Whomp, whomp, whooomp. Ugh. I applied for the New York City Marathon (NYCM) lottery and yesterday was the drawing. I didn’t get lucky this time around so no NYCM for me this year. Baaaaah. I still have a little disappointment hang over from yesterday but it’s going away. Yesterday was a pretty nerve wracking day. I had to wait 12 hours to hear about my rejection. My eyes popped open at about 6 AM ish and the constant and obsessive email, NYRR account, and credit card statement checks started. I’m surprised my refresh button is still intact. If I ever do a lottery thing again, I need to just separate myself from civilization on drawing day. It was exhausting! The results are going to be the same whether or not I check my status over and over and over again. It made me really cranky and desperate feeling when I didn’t have an answer one way or the other by 6PM.

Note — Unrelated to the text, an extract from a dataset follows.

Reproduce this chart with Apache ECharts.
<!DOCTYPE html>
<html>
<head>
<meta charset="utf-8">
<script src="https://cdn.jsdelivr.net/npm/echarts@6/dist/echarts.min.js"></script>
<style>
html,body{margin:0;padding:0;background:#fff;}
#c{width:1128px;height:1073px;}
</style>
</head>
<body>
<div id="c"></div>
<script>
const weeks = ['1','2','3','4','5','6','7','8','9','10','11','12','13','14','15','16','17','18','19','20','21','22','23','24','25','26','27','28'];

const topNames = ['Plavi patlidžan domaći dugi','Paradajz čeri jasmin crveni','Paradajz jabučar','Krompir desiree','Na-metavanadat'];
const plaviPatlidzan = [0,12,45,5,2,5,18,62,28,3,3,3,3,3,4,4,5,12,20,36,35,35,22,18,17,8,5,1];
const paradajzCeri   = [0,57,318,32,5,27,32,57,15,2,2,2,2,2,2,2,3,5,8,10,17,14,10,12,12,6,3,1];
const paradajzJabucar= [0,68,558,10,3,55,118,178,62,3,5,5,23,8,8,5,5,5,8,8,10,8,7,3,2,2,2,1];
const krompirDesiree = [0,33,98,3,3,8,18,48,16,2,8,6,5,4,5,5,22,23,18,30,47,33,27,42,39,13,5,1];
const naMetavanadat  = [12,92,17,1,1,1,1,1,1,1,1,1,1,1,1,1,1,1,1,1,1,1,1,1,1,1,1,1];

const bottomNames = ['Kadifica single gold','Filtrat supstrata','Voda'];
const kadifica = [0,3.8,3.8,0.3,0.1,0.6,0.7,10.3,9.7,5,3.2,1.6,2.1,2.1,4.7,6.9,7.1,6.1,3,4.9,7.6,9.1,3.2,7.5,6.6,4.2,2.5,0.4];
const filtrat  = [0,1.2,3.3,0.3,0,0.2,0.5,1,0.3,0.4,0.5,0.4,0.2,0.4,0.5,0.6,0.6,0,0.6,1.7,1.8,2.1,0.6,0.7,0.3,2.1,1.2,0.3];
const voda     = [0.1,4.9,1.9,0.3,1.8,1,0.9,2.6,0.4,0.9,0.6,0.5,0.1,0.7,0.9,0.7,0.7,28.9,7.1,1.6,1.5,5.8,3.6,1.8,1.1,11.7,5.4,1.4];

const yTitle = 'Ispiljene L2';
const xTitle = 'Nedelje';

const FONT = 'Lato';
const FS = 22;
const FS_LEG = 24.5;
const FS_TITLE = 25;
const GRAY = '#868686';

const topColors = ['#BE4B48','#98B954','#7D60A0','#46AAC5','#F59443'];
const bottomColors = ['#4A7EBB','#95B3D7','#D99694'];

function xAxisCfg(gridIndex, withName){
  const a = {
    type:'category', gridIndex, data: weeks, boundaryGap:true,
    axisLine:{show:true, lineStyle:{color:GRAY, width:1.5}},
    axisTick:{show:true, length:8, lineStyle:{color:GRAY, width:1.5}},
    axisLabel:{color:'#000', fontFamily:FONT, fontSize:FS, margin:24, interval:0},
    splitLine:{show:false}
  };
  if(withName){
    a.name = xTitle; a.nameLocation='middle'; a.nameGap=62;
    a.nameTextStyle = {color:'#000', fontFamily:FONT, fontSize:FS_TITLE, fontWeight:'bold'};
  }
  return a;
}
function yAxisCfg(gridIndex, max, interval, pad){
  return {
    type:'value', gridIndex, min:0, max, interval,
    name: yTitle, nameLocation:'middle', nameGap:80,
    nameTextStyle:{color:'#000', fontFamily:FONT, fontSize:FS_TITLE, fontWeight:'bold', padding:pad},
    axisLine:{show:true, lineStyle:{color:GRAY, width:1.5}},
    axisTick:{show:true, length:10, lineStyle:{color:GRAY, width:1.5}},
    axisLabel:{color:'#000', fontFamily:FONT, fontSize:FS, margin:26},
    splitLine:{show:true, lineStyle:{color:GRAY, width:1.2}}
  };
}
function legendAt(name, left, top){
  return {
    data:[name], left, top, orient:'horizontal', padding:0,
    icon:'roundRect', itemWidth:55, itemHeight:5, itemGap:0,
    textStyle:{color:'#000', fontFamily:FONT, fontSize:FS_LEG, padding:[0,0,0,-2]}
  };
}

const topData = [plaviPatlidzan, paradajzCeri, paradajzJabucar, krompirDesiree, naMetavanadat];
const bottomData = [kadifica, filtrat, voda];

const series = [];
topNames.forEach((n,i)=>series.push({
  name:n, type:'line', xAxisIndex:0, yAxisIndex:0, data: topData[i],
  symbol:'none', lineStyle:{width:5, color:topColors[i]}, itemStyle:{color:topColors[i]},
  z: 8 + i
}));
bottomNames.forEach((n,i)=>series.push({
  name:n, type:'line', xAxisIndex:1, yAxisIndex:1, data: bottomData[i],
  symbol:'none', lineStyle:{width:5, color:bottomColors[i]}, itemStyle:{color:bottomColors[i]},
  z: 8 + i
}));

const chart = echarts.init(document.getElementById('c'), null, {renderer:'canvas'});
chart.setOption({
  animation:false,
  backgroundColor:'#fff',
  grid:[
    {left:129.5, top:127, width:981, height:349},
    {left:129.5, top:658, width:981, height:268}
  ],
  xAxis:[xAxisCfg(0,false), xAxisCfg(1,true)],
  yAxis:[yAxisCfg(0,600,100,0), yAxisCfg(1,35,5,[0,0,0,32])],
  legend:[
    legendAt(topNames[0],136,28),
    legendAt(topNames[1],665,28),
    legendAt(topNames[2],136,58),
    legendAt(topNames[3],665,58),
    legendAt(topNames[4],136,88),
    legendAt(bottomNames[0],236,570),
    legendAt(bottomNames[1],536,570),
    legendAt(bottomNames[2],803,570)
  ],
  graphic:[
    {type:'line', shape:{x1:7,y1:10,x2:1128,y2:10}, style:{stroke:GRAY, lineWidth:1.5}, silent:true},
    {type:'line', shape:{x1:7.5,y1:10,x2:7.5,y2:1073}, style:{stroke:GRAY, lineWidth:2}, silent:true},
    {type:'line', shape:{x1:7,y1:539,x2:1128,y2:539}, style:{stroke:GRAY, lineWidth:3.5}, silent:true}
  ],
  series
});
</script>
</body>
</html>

I finally received my rejection right before I did a Social Run at my local running store. I didn’t have much time for a pity party before the run began and as it turns out: running, laughing and conversation does a lot for the soul. I guess it was perfect timing that I found out my status right before a run!

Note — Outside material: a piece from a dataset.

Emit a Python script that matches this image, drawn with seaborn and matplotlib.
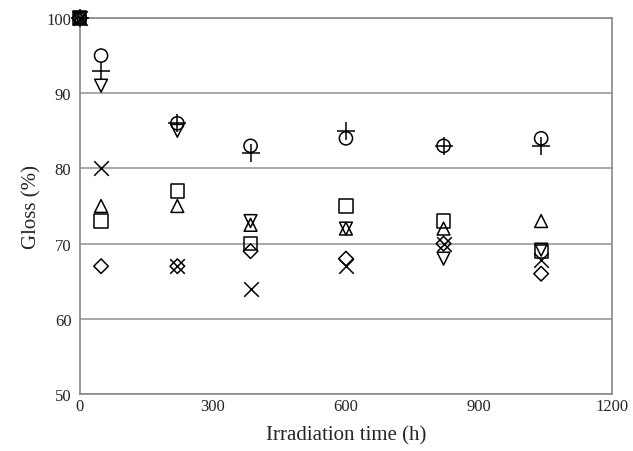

I put my disappointment in perspective and told myself, at least I can run! A couple of years ago, I wasn’t a runner and I certainly wasn’t entertaining the thought of a marathon! Yes, NYCM may be one of the ultimate marathon experiences ever, but there are other marathons I can try out. And it’s not like this “no” is a no forever! I can try again. Hopefully, I have lots of years left as a runner.
Good luck, NYCM Class of 2014! Wishing all of you an amazing run on November 2!